Short task:
In the lines below, output everything from the first line through the line containing "0.436, 0.409, 0.365, 0.326, 0.293, 0.105, 0.0]" exactly as it is. Pictures are not part of the output.

Source excerpt:

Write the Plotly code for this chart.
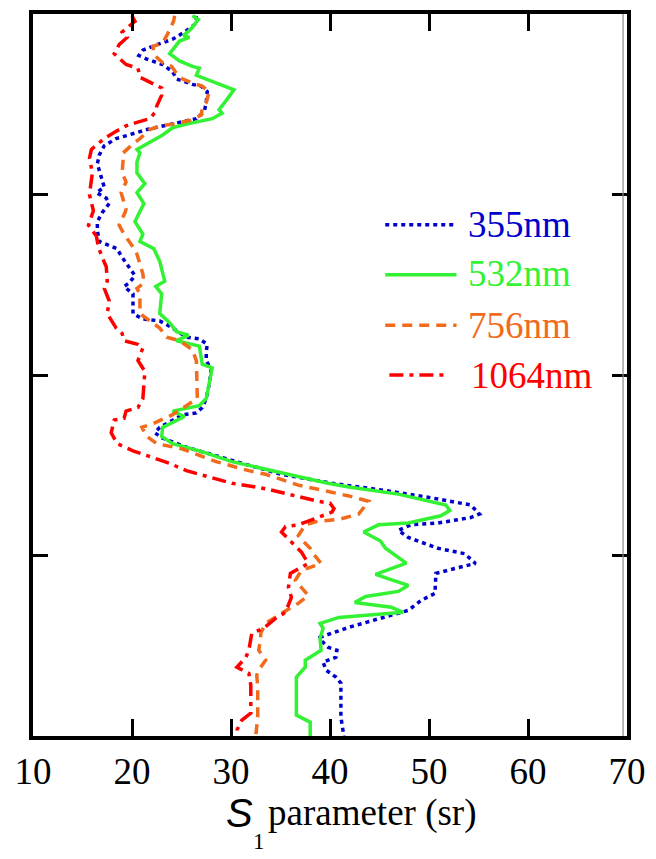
import plotly.graph_objects as go

# S1 (lidar ratio) profiles, sr, versus height, km
s_355 = [26.5, 26.3, 25.3, 24.1, 22.5, 21.1, 20.7, 21.5, 23.1, 24.1, 24.5, 26.1, 27.0, 27.6, 27.5,
         27.3, 26.5, 24.8, 23.1, 21.5, 19.7, 18.4, 17.2, 16.7, 16.5, 16.9, 17.2, 16.4, 17.4, 17.7,
         17.0, 16.5, 16.5, 16.7, 17.5, 18.5, 18.9, 19.5, 20.3, 19.7, 19.2, 20.1, 20.1, 20.1, 21.1,
         22.8, 24.1, 25.5, 26.8, 27.6, 27.5, 27.5, 28.0, 27.8, 27.5, 27.1, 26.5, 25.1, 23.8, 22.8,
         22.3, 23.1, 25.5, 28.5, 31.8, 35.1, 40.2, 45.6, 50.2, 54.2, 55.1, 54.2, 50.9, 48.2, 46.9,
         47.9, 50.9, 53.6, 54.7, 52.6, 50.7, 50.6, 49.2, 47.9, 45.2, 41.9, 39.0, 39.1, 39.8, 40.7,
         40.6, 39.3, 39.6, 40.6, 41.1, 41.1, 41.4]
h_355 = [3.99, 3.94, 3.90, 3.86, 3.83, 3.80, 3.77, 3.75, 3.72, 3.68, 3.64, 3.61, 3.60, 3.57, 3.51,
         3.46, 3.42, 3.40, 3.38, 3.36, 3.33, 3.31, 3.27, 3.22, 3.17, 3.09, 3.04, 3.01, 2.98, 2.95,
         2.90, 2.85, 2.80, 2.74, 2.72, 2.70, 2.66, 2.61, 2.55, 2.51, 2.49, 2.45, 2.39, 2.34, 2.31,
         2.30, 2.26, 2.21, 2.20, 2.17, 2.13, 2.08, 2.03, 1.95, 1.87, 1.82, 1.79, 1.78, 1.74, 1.71,
         1.68, 1.65, 1.60, 1.55, 1.50, 1.45, 1.40, 1.36, 1.32, 1.28, 1.23, 1.21, 1.18, 1.17, 1.14,
         1.10, 1.04, 1.01, 0.956, 0.928, 0.901, 0.790, 0.751, 0.696, 0.652, 0.602, 0.547, 0.530, 0.492, 0.475,
         0.436, 0.409, 0.365, 0.326, 0.293, 0.105, 0.0]

s_532 = [26.1, 26.7, 26.0, 25.2, 25.8, 24.8, 23.8, 24.8, 26.1, 26.8, 26.5, 27.5, 29.8, 30.3, 29.5,
         28.8, 29.1, 28.1, 25.5, 24.1, 23.1, 21.8, 20.5, 20.8, 20.5, 20.5, 21.3, 20.5, 21.2, 20.3,
         21.1, 20.8, 22.2, 22.8, 23.3, 22.4, 23.0, 22.8, 23.8, 24.5, 25.7, 24.5, 26.8, 27.1, 28.1,
         27.5, 26.8, 24.1, 25.3, 23.1, 23.0, 24.1, 26.8, 30.1, 35.1, 39.8, 41.9, 46.9, 51.7, 52.1,
         51.2, 47.9, 44.9, 43.4, 45.1, 45.6, 47.7, 44.6, 47.9, 46.9, 43.6, 42.5, 46.2, 47.4, 40.9,
         39.0, 39.3, 39.0, 39.1, 37.5, 37.5, 36.6, 36.6, 38.0, 38.0]
h_532 = [3.99, 3.97, 3.92, 3.88, 3.87, 3.85, 3.78, 3.74, 3.71, 3.70, 3.66, 3.64, 3.59, 3.58, 3.52,
         3.47, 3.45, 3.42, 3.39, 3.37, 3.33, 3.29, 3.25, 3.23, 3.18, 3.12, 3.06, 3.01, 2.95, 2.85,
         2.78, 2.74, 2.70, 2.63, 2.52, 2.49, 2.45, 2.34, 2.29, 2.24, 2.22, 2.19, 2.16, 2.06, 2.04,
         1.87, 1.83, 1.80, 1.77, 1.71, 1.66, 1.62, 1.58, 1.52, 1.46, 1.40, 1.38, 1.34, 1.28, 1.25,
         1.22, 1.18, 1.17, 1.13, 1.08, 1.04, 0.958, 0.895, 0.834, 0.801, 0.773, 0.740, 0.713, 0.685, 0.657,
         0.624, 0.597, 0.541, 0.475, 0.420, 0.381, 0.326, 0.116, 0.077, 0.0]

s_756 = [24.3, 24.2, 23.6, 23.1, 22.1, 22.3, 23.1, 24.0, 24.5, 25.1, 26.5, 27.1, 27.8, 27.5, 27.1,
         27.0, 25.8, 24.1, 22.8, 21.8, 20.8, 20.1, 19.1, 19.1, 19.0, 19.4, 18.9, 19.4, 19.3, 18.7,
         19.2, 20.1, 20.5, 21.1, 21.2, 20.5, 20.8, 20.8, 21.8, 22.8, 23.5, 24.8, 26.1, 26.5, 26.6,
         25.5, 24.1, 22.1, 21.0, 21.5, 22.5, 25.1, 28.5, 31.8, 33.5, 36.8, 41.9, 43.9, 42.9, 40.9,
         38.8, 37.5, 36.8, 37.1, 38.0, 38.3, 39.1, 37.1, 36.5, 37.8, 36.8, 36.1, 34.8, 33.5, 33.0,
         33.0, 32.8, 33.5, 32.8, 32.6, 32.7, 32.7, 32.5]
h_756 = [3.99, 3.96, 3.89, 3.84, 3.82, 3.77, 3.73, 3.71, 3.67, 3.64, 3.61, 3.60, 3.57, 3.51, 3.48,
         3.44, 3.41, 3.39, 3.38, 3.36, 3.31, 3.28, 3.23, 3.19, 3.12, 3.07, 3.01, 2.92, 2.90, 2.83,
         2.78, 2.71, 2.67, 2.56, 2.51, 2.48, 2.45, 2.34, 2.30, 2.26, 2.21, 2.19, 2.14, 2.08, 1.87,
         1.83, 1.78, 1.73, 1.71, 1.66, 1.62, 1.59, 1.52, 1.47, 1.45, 1.39, 1.33, 1.30, 1.23, 1.20,
         1.19, 1.17, 1.11, 1.09, 1.04, 1.01, 0.956, 0.917, 0.862, 0.779, 0.735, 0.713, 0.669, 0.624, 0.569,
         0.541, 0.475, 0.420, 0.365, 0.337, 0.271, 0.105, 0.0]

s_1064 = [20.0, 20.3, 19.0, 19.5, 18.7, 18.2, 19.4, 20.6, 20.8, 22.0, 23.0, 23.0, 22.5, 22.4, 21.8,
          20.5, 19.4, 18.4, 17.2, 15.9, 15.7, 16.0, 15.7, 16.1, 15.6, 16.4, 16.6, 17.0, 17.4, 17.5,
          17.2, 17.7, 17.5, 18.4, 19.0, 19.2, 20.6, 21.1, 20.6, 21.3, 21.1, 20.6, 19.4, 19.2, 18.2,
          17.9, 18.5, 20.1, 22.1, 23.8, 25.5, 27.5, 30.1, 33.5, 37.1, 38.8, 40.0, 40.4, 40.2, 38.8,
          36.8, 35.5, 35.1, 36.0, 37.1, 37.8, 37.1, 36.0, 35.8, 36.1, 35.5, 34.5, 33.3, 32.1, 31.8,
          31.5, 30.6, 31.8, 32.0, 32.0, 32.0, 31.1, 30.6, 30.6]
h_1064 = [3.99, 3.96, 3.90, 3.87, 3.83, 3.78, 3.72, 3.70, 3.65, 3.62, 3.59, 3.55, 3.49, 3.46, 3.42,
          3.40, 3.38, 3.35, 3.31, 3.25, 3.20, 3.12, 3.00, 2.91, 2.83, 2.77, 2.71, 2.65, 2.60, 2.52,
          2.48, 2.41, 2.34, 2.26, 2.23, 2.19, 2.17, 2.15, 2.08, 2.02, 1.87, 1.82, 1.80, 1.76, 1.75,
          1.68, 1.62, 1.58, 1.54, 1.51, 1.47, 1.44, 1.40, 1.37, 1.32, 1.30, 1.29, 1.26, 1.24, 1.21,
          1.17, 1.16, 1.13, 1.08, 1.02, 0.956, 0.934, 0.901, 0.823, 0.768, 0.685, 0.652, 0.597, 0.569, 0.475,
          0.436, 0.381, 0.348, 0.282, 0.199, 0.127, 0.088, 0.033, 0.0]

x_ticks = [10, 20, 30, 40, 50, 60, 70]
y_ticks = [0, 1, 2, 3, 4]

SERIF = "Liberation Serif, Times New Roman, DejaVu Serif, serif"
SANS = "Liberation Sans, Arial, DejaVu Sans, sans-serif"

series = [
    ("355nm", s_355, h_355, "#0000CC", "4px,4px"),
    ("532nm", s_532, h_532, "#33F233", "solid"),
    ("756nm", s_756, h_756, "#F26A1B", "10px,7px"),
    ("1064nm", s_1064, h_1064, "#FF0000", "14px,6px,4px,6px"),
]

fig = go.Figure()
for name, s, h, color, dash in series:
    fig.add_trace(go.Scatter(x=s, y=h, mode="lines", name=name,
                             line=dict(color=color, width=3.5, dash=dash),
                             showlegend=False))

# hand-drawn legend block (long line samples with coloured labels)
legend_rows = [(0.708, 0.593, 0.713, 0.708, 0.729),
               (0.639, 0.593, 0.713, 0.640, 0.729),
               (0.569, 0.593, 0.713, 0.569, 0.729),
               (0.500, 0.600, 0.699, 0.500, 0.734)]
for (name, s, h, color, dash), (ly, lx0, lx1, ty, tx) in zip(series, legend_rows):
    fig.add_shape(type="line", xref="paper", yref="paper", x0=lx0, x1=lx1, y0=ly, y1=ly,
                  line=dict(color=color, width=3.5, dash=dash))
    fig.add_annotation(xref="paper", yref="paper", x=tx, y=ty, text=name, showarrow=False,
                       xanchor="left", yanchor="middle",
                       font=dict(family=SERIF, size=37, color=color))

# thin inner rule beside the right frame
fig.add_shape(type="line", xref="x", yref="paper", x0=69.6, x1=69.6, y0=0, y1=1,
              line=dict(color="#888888", width=1.2))

# axis title: italic sans S with a low subscript 1
fig.add_annotation(xref="paper", yref="paper", x=0.322, y=-0.107, text="<i>S</i>",
                   showarrow=False, xanchor="left", yanchor="middle",
                   font=dict(family=SANS, size=40, color="black"))
fig.add_annotation(xref="paper", yref="paper", x=0.367, y=-0.166, text="1",
                   showarrow=False, xanchor="left", yanchor="bottom",
                   font=dict(family=SERIF, size=23, color="black"))
fig.add_annotation(xref="paper", yref="paper", x=0.393, y=-0.107, text="parameter (sr)",
                   showarrow=False, xanchor="left", yanchor="middle",
                   font=dict(family=SERIF, size=37, color="black"))

fig.update_xaxes(range=[10, 70], tickvals=x_ticks, ticktext=[str(v) for v in x_ticks],
                 ticks="inside", ticklen=17, tickwidth=3, tickcolor="black",
                 showline=True, linewidth=4, linecolor="black", mirror="ticks",
                 showgrid=False, zeroline=False,
                 tickfont=dict(family=SERIF, size=37, color="black"))
fig.update_yaxes(range=[0, 4], tickvals=y_ticks, showticklabels=False,
                 ticks="inside", ticklen=15, tickwidth=3, tickcolor="black",
                 showline=True, linewidth=4, linecolor="black", mirror="ticks",
                 showgrid=False, zeroline=False)

fig.update_layout(width=656, height=859, margin=dict(l=33, r=28, t=10, b=123),
                  plot_bgcolor="white", paper_bgcolor="white",
                  font=dict(family=SERIF, color="black"))

fig.write_html("out.html")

Worked answer:
Write the Plotly code for this chart.
import plotly.graph_objects as go

# S1 (lidar ratio) profiles, sr, versus height, km
s_355 = [26.5, 26.3, 25.3, 24.1, 22.5, 21.1, 20.7, 21.5, 23.1, 24.1, 24.5, 26.1, 27.0, 27.6, 27.5,
         27.3, 26.5, 24.8, 23.1, 21.5, 19.7, 18.4, 17.2, 16.7, 16.5, 16.9, 17.2, 16.4, 17.4, 17.7,
         17.0, 16.5, 16.5, 16.7, 17.5, 18.5, 18.9, 19.5, 20.3, 19.7, 19.2, 20.1, 20.1, 20.1, 21.1,
         22.8, 24.1, 25.5, 26.8, 27.6, 27.5, 27.5, 28.0, 27.8, 27.5, 27.1, 26.5, 25.1, 23.8, 22.8,
         22.3, 23.1, 25.5, 28.5, 31.8, 35.1, 40.2, 45.6, 50.2, 54.2, 55.1, 54.2, 50.9, 48.2, 46.9,
         47.9, 50.9, 53.6, 54.7, 52.6, 50.7, 50.6, 49.2, 47.9, 45.2, 41.9, 39.0, 39.1, 39.8, 40.7,
         40.6, 39.3, 39.6, 40.6, 41.1, 41.1, 41.4]
h_355 = [3.99, 3.94, 3.90, 3.86, 3.83, 3.80, 3.77, 3.75, 3.72, 3.68, 3.64, 3.61, 3.60, 3.57, 3.51,
         3.46, 3.42, 3.40, 3.38, 3.36, 3.33, 3.31, 3.27, 3.22, 3.17, 3.09, 3.04, 3.01, 2.98, 2.95,
         2.90, 2.85, 2.80, 2.74, 2.72, 2.70, 2.66, 2.61, 2.55, 2.51, 2.49, 2.45, 2.39, 2.34, 2.31,
         2.30, 2.26, 2.21, 2.20, 2.17, 2.13, 2.08, 2.03, 1.95, 1.87, 1.82, 1.79, 1.78, 1.74, 1.71,
         1.68, 1.65, 1.60, 1.55, 1.50, 1.45, 1.40, 1.36, 1.32, 1.28, 1.23, 1.21, 1.18, 1.17, 1.14,
         1.10, 1.04, 1.01, 0.956, 0.928, 0.901, 0.790, 0.751, 0.696, 0.652, 0.602, 0.547, 0.530, 0.492, 0.475,
         0.436, 0.409, 0.365, 0.326, 0.293, 0.105, 0.0]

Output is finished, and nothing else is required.